## Problem description:
How many lines of these records hold the string "Write"? Reply with the number alone.

--

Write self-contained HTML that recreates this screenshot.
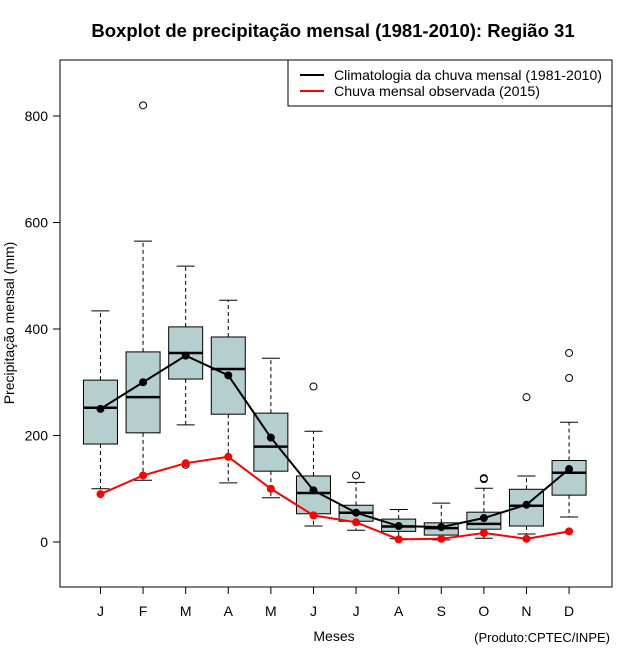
<!DOCTYPE html>
<html><head><meta charset="utf-8"><style>
body{margin:0;background:#fff}
svg{display:block;font-family:"Liberation Sans",sans-serif}
</style></head><body>
<svg id="chart" width="640" height="660" viewBox="0 0 640 660" xmlns="http://www.w3.org/2000/svg">
<rect x="0" y="0" width="640" height="660" fill="#fff"/>
<text x="333" y="37" text-anchor="middle" font-size="18.5" font-weight="bold">Boxplot de precipitação mensal (1981-2010): Região 31</text>
<g id="marks"></g>
<rect x="60" y="60" width="552" height="527" fill="none" stroke="#000" stroke-width="1"/>
<g>
<rect x="288" y="60" width="324" height="46" fill="#fff" stroke="#000"/>
<line x1="300" y1="75" x2="324" y2="75" stroke="#000" stroke-width="2"/>
<line x1="300" y1="91" x2="324" y2="91" stroke="#f00" stroke-width="2"/>
<text x="334" y="80" font-size="14" textLength="268" lengthAdjust="spacingAndGlyphs">Climatologia da chuva mensal (1981-2010)</text>
<text x="334" y="96" font-size="14" textLength="206" lengthAdjust="spacingAndGlyphs">Chuva mensal observada (2015)</text>
</g>
<text transform="translate(14,323) rotate(-90)" text-anchor="middle" font-size="14">Precipitação mensal (mm)</text>
<text x="334" y="641" text-anchor="middle" font-size="14">Meses</text>
<text x="610" y="642" text-anchor="end" font-size="13">(Produto:CPTEC/INPE)</text>
</svg>
<script>
const months=["J","F","M","A","M","J","J","A","S","O","N","D"];
const whiskLow=[100,116,220,111,83,30,22,6,4,7,15,47];
const q1=[184,205,306,240,133,53,39,20,13,24,30,88];
const median=[252,272,355,325,179,92,55,29,26,34,68,130];
const q3=[304,357,404,385,242,124,69,43,36,56,99,153];
const whiskHigh=[434,565,518,454,345,208,112,61,73,101,124,225];
const outlierMonth=[2,3,6,7,10,10,11,12,12];
const outlierValue=[820,145,292,125,118,120,272,308,355];
const climMean=[250,300,350,313,196,97,55,30,28,45,70,137];
const observed=[90,125,148,160,100,50,37,5,6,17,6,20];
const yTicks=[0,200,400,600,800];

const NS="http://www.w3.org/2000/svg";
const g=document.getElementById('marks');
const svg=document.getElementById('chart');
function X(i){return 60+(i+0.95)*42.6;}
function Y(v){return 542-v*0.5325;}
function mk(tag,attrs,parent){const e=document.createElementNS(NS,tag);for(const k in attrs)e.setAttribute(k,attrs[k]);(parent||g).appendChild(e);return e;}
const hw=17;
months.forEach((m,i)=>{
  const x=X(i);
  let e=mk('line',{x1:x,y1:Y(q3[i]),x2:x,y2:Y(whiskHigh[i]),stroke:'#000','stroke-dasharray':'4,3'});
  
  
  e=mk('line',{x1:x,y1:Y(q1[i]),x2:x,y2:Y(whiskLow[i]),stroke:'#000','stroke-dasharray':'4,3'});
  
  
  e=mk('line',{x1:x-9,y1:Y(whiskHigh[i]),x2:x+9,y2:Y(whiskHigh[i]),stroke:'#000'});
  
  
  e=mk('line',{x1:x-9,y1:Y(whiskLow[i]),x2:x+9,y2:Y(whiskLow[i]),stroke:'#000'});
  
  
  e=mk('rect',{x:x-hw,y:Y(q3[i]),width:2*hw,height:Y(q1[i])-Y(q3[i]),fill:'#b5cfcf',stroke:'#000'});
  
  
  e=mk('line',{x1:x-hw,y1:Y(median[i]),x2:x+hw,y2:Y(median[i]),stroke:'#000','stroke-width':2.5});
  
  
  e=mk('line',{x1:x,y1:587,x2:x,y2:594,stroke:'#000'},svg);
  
  
  e=mk('text',{x:x,y:616,'text-anchor':'middle','font-size':14},svg);
  e.textContent=m;
  
  
});
outlierMonth.forEach((m,k)=>{
  const e=mk('circle',{cx:X(m-1),cy:Y(outlierValue[k]),r:3.5,fill:'none',stroke:'#000'});
  
  
});
yTicks.forEach(v=>{
  let e=mk('line',{x1:53,y1:Y(v),x2:60,y2:Y(v),stroke:'#000'},svg);
  
  
  e=mk('text',{x:48,y:Y(v)+5,'text-anchor':'end','font-size':14},svg);
  e.textContent=v;
  
  
});
function series(vals,color,name){
  const l=mk('polyline',{points:vals.map((v,i)=>X(i)+','+Y(v)).join(' '),fill:'none',stroke:color,'stroke-width':2});
  
  
  vals.forEach((v,i)=>{
    const c=mk('circle',{cx:X(i),cy:Y(v),r:4,fill:color});
    
    
  });
}
series(observed,'#f00','observed');
series(climMean,'#000','climatology');
</script>
</body></html>
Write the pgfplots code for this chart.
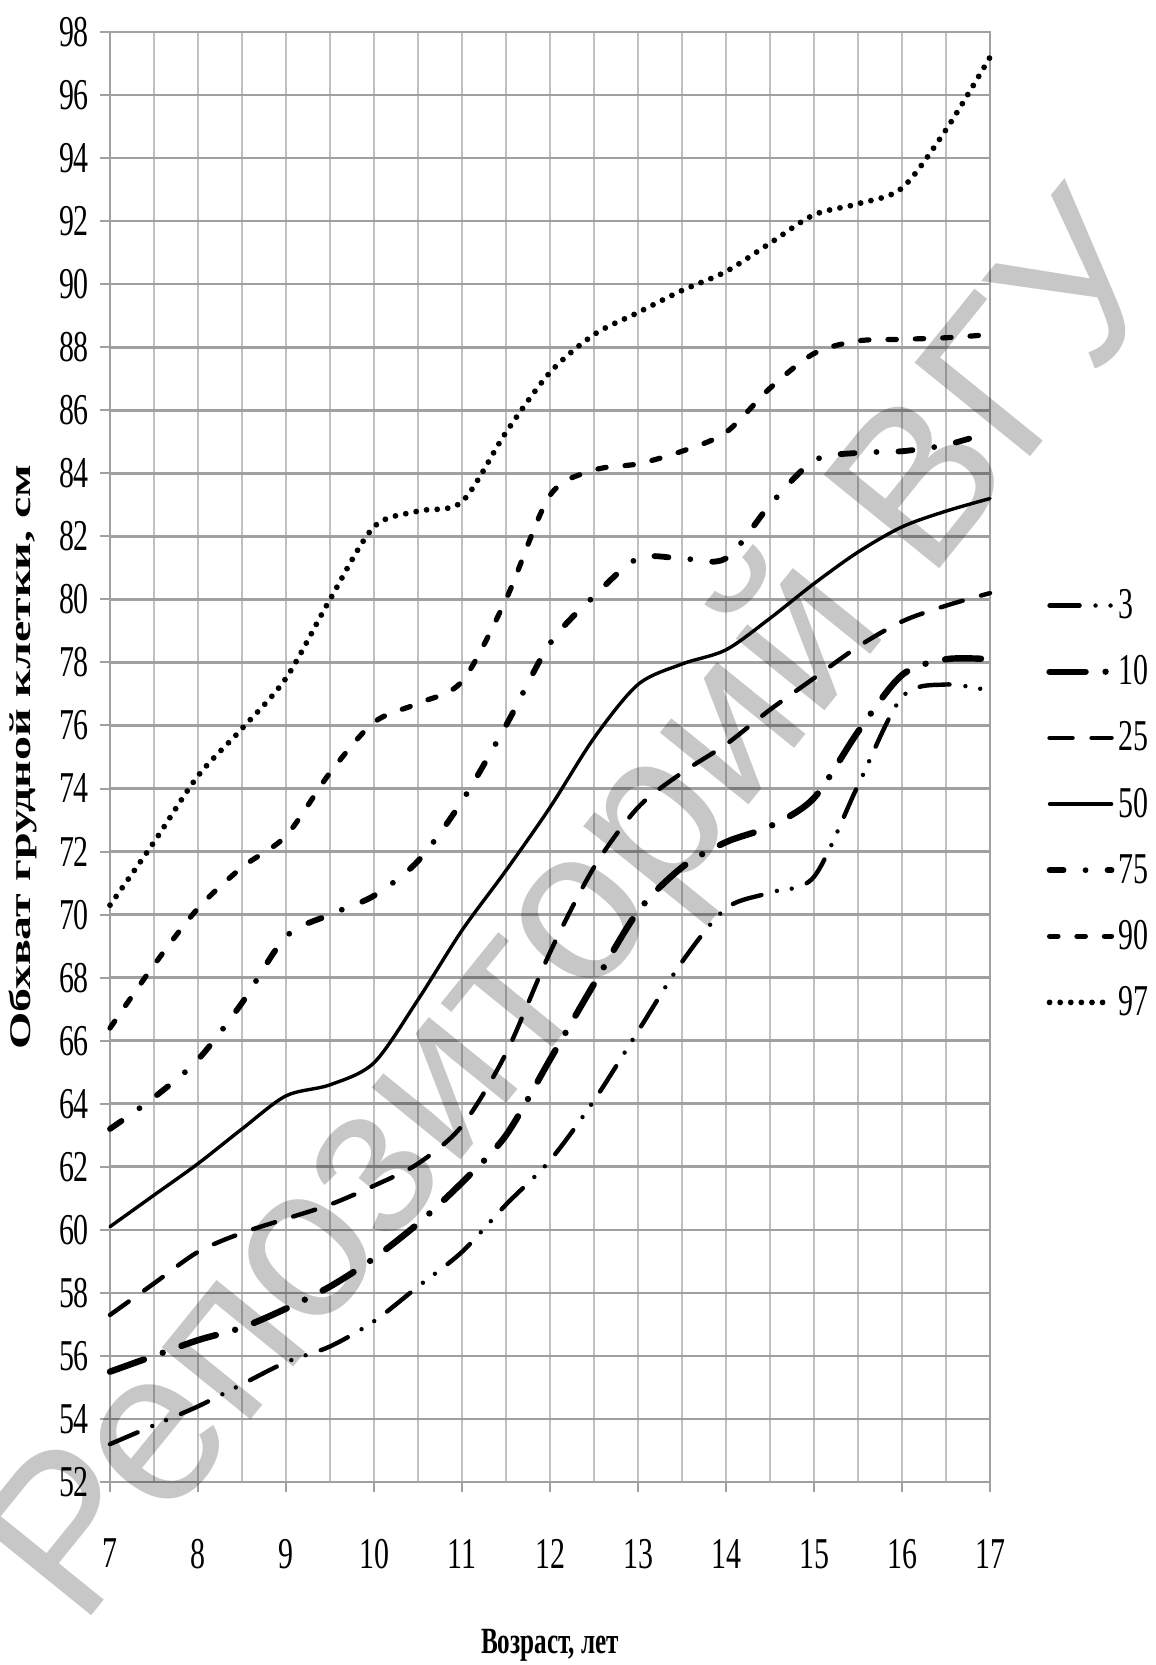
\documentclass[border=0pt]{standalone}
\usepackage{pgfplots}
\pgfplotsset{compat=1.18}
\usepackage{fontspec}
\setmainfont{Liberation Serif}
\newfontfamily\cond[FakeStretch=0.68]{Liberation Serif}
\newfontfamily\tall[FakeStretch=1.6]{Liberation Serif}
\newfontfamily\wmfont{Liberation Sans}
\definecolor{hgrid}{RGB}{160,160,160}
\definecolor{vgrid}{RGB}{192,192,192}
\begin{document}
\begin{tikzpicture}
\begin{axis}[
 scale only axis, width=440pt, height=725pt,
 xmin=7, xmax=17, ymin=52, ymax=98, clip=false,
 xtick={7,...,17}, minor xtick={7.5,8.5,...,16.5},
 ytick={52,54,...,98},
 xmajorgrids, xminorgrids, ymajorgrids,
 x grid style={vgrid, line width=1pt},
 y grid style={hgrid, line width=1.3pt},
 axis line style={hgrid, line width=1pt},
 tick align=outside, major tick length=5pt, minor tick length=0pt,
 tick style={hgrid, line width=1pt},
 tick pos=left,
 /pgf/number format/assume math mode=true,
 tick label style={font=\cond\fontsize{22}{22}\selectfont},
 xticklabel style={yshift=-20pt},
 yticklabel style={xshift=-2pt},
 xlabel={Возраст, лет},
 xlabel style={font=\cond\fontsize{18.5}{18.5}\selectfont\bfseries, at={(axis description cs:0.5,-0.1124)}, anchor=center},
 ylabel={Обхват грудной клетки, см},
 ylabel style={font=\tall\fontsize{15}{15}\selectfont\bfseries, at={(axis description cs:-0.0989,0.5)}, anchor=center},
 legend style={at={(axis description cs:1.0636,0.4676)}, anchor=west, draw=none, fill=none, inner sep=0pt, row sep=13pt, font=\cond\fontsize{22}{22}\selectfont},
 legend image code/.code={\draw[#1] (0pt,0pt) -- (31pt,0pt);},
 legend cell align=left,
 every axis plot/.append style={black, smooth, tension=0.5, line cap=round, no marks},
]
\node[font=\wmfont\fontsize{108}{108}\selectfont, text=black, text opacity=0.22, rotate=51, anchor=center] at (axis cs:12.4,70.0) {Репозиторий ВГУ};

\addplot[line width=2.2pt, dash pattern=on 15pt off 8pt on 0pt off 7.5pt on 0pt off 8pt] coordinates {
(7,53.2)(7.5,53.8)(8,54.4)(8.5,55.1)(9,55.8)(9.5,56.3)(10,57.1)(10.5,58.2)(11,59.3)(11.5,60.8)(12,62.2)(12.5,64.1)(13,66.3)(13.5,68.5)(14,70.2)(14.5,70.7)(15,71.2)(15.5,74.1)(16,76.9)(16.5,77.3)(17,77.1)};
\addlegendentry{3}
\addplot[line width=3.2pt, dash pattern=on 18pt off 10pt on 0pt off 10pt] coordinates {
(7,55.5)(7.5,56.0)(8,56.5)(8.5,56.9)(9,57.5)(9.5,58.2)(10,59.1)(10.5,60.2)(11,61.5)(11.5,63.0)(12,65.4)(12.5,67.8)(13,70.1)(13.5,71.5)(14,72.3)(14.5,72.8)(15,73.7)(15.5,75.8)(16,77.6)(16.5,78.1)(17,78.1)};
\addlegendentry{10}
\addplot[line width=2.2pt, dash pattern=on 11.5pt off 9.5pt] coordinates {
(7,57.3)(7.5,58.3)(8,59.3)(8.5,59.9)(9,60.35)(9.5,60.8)(10,61.4)(10.5,62.1)(11,63.3)(11.5,65.6)(12,68.8)(12.5,71.5)(13,73.4)(13.5,74.5)(14,75.4)(14.5,76.5)(15,77.5)(15.5,78.5)(16,79.3)(16.5,79.8)(17,80.2)};
\addlegendentry{25}
\addplot[line width=1.7pt] coordinates {
(7,60.1)(7.5,61.1)(8,62.1)(8.5,63.2)(9,64.25)(9.5,64.6)(10,65.3)(10.5,67.3)(11,69.5)(11.5,71.4)(12,73.4)(12.5,75.6)(13,77.3)(13.5,77.95)(14,78.4)(14.5,79.4)(15,80.5)(15.5,81.5)(16,82.3)(16.5,82.8)(17,83.2)};
\addlegendentry{50}
\addplot[line width=2.9pt, dash pattern=on 7pt off 11pt on 0pt off 11pt] coordinates {
(7,63.2)(7.5,64.2)(8,65.4)(8.5,67.2)(9,69.3)(9.5,70.0)(10,70.6)(10.5,71.7)(11,73.6)(11.5,76.0)(12,78.6)(12.5,80.1)(13,81.3)(13.5,81.3)(14,81.3)(14.5,83.0)(15,84.4)(15.5,84.65)(16,84.7)(16.5,84.9)(17,85.3)};
\addlegendentry{75}
\addplot[line width=2.6pt, dash pattern=on 4.2pt off 9.5pt] coordinates {
(7,66.4)(7.5,68.4)(8,70.2)(8.5,71.5)(9,72.5)(9.5,74.5)(10,76.1)(10.5,76.7)(11,77.4)(11.5,80.0)(12,83.3)(12.5,84.1)(13,84.3)(13.5,84.7)(14,85.3)(14.5,86.7)(15,87.8)(15.5,88.2)(16,88.25)(16.5,88.3)(17,88.4)};
\addlegendentry{90}
\addplot[line width=2.9pt, dash pattern=on 0pt off 5.3pt] coordinates {
(7,70.3)(7.5,72.3)(8,74.4)(8.5,75.9)(9,77.5)(9.5,80.0)(10,82.3)(10.5,82.8)(11,83.1)(11.5,85.3)(12,87.2)(12.5,88.4)(13,89.1)(13.5,89.8)(14,90.4)(14.5,91.3)(15,92.2)(15.5,92.55)(16,93.05)(16.5,94.9)(17,97.2)};
\addlegendentry{97}
\end{axis}
\pgfresetboundingbox
\path[use as bounding box] ([xshift=-55pt,yshift=-91.5pt]current axis.south west) rectangle ([xshift=83pt,yshift=16pt]current axis.north east);
\end{tikzpicture}
\end{document}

--

## Solution:
2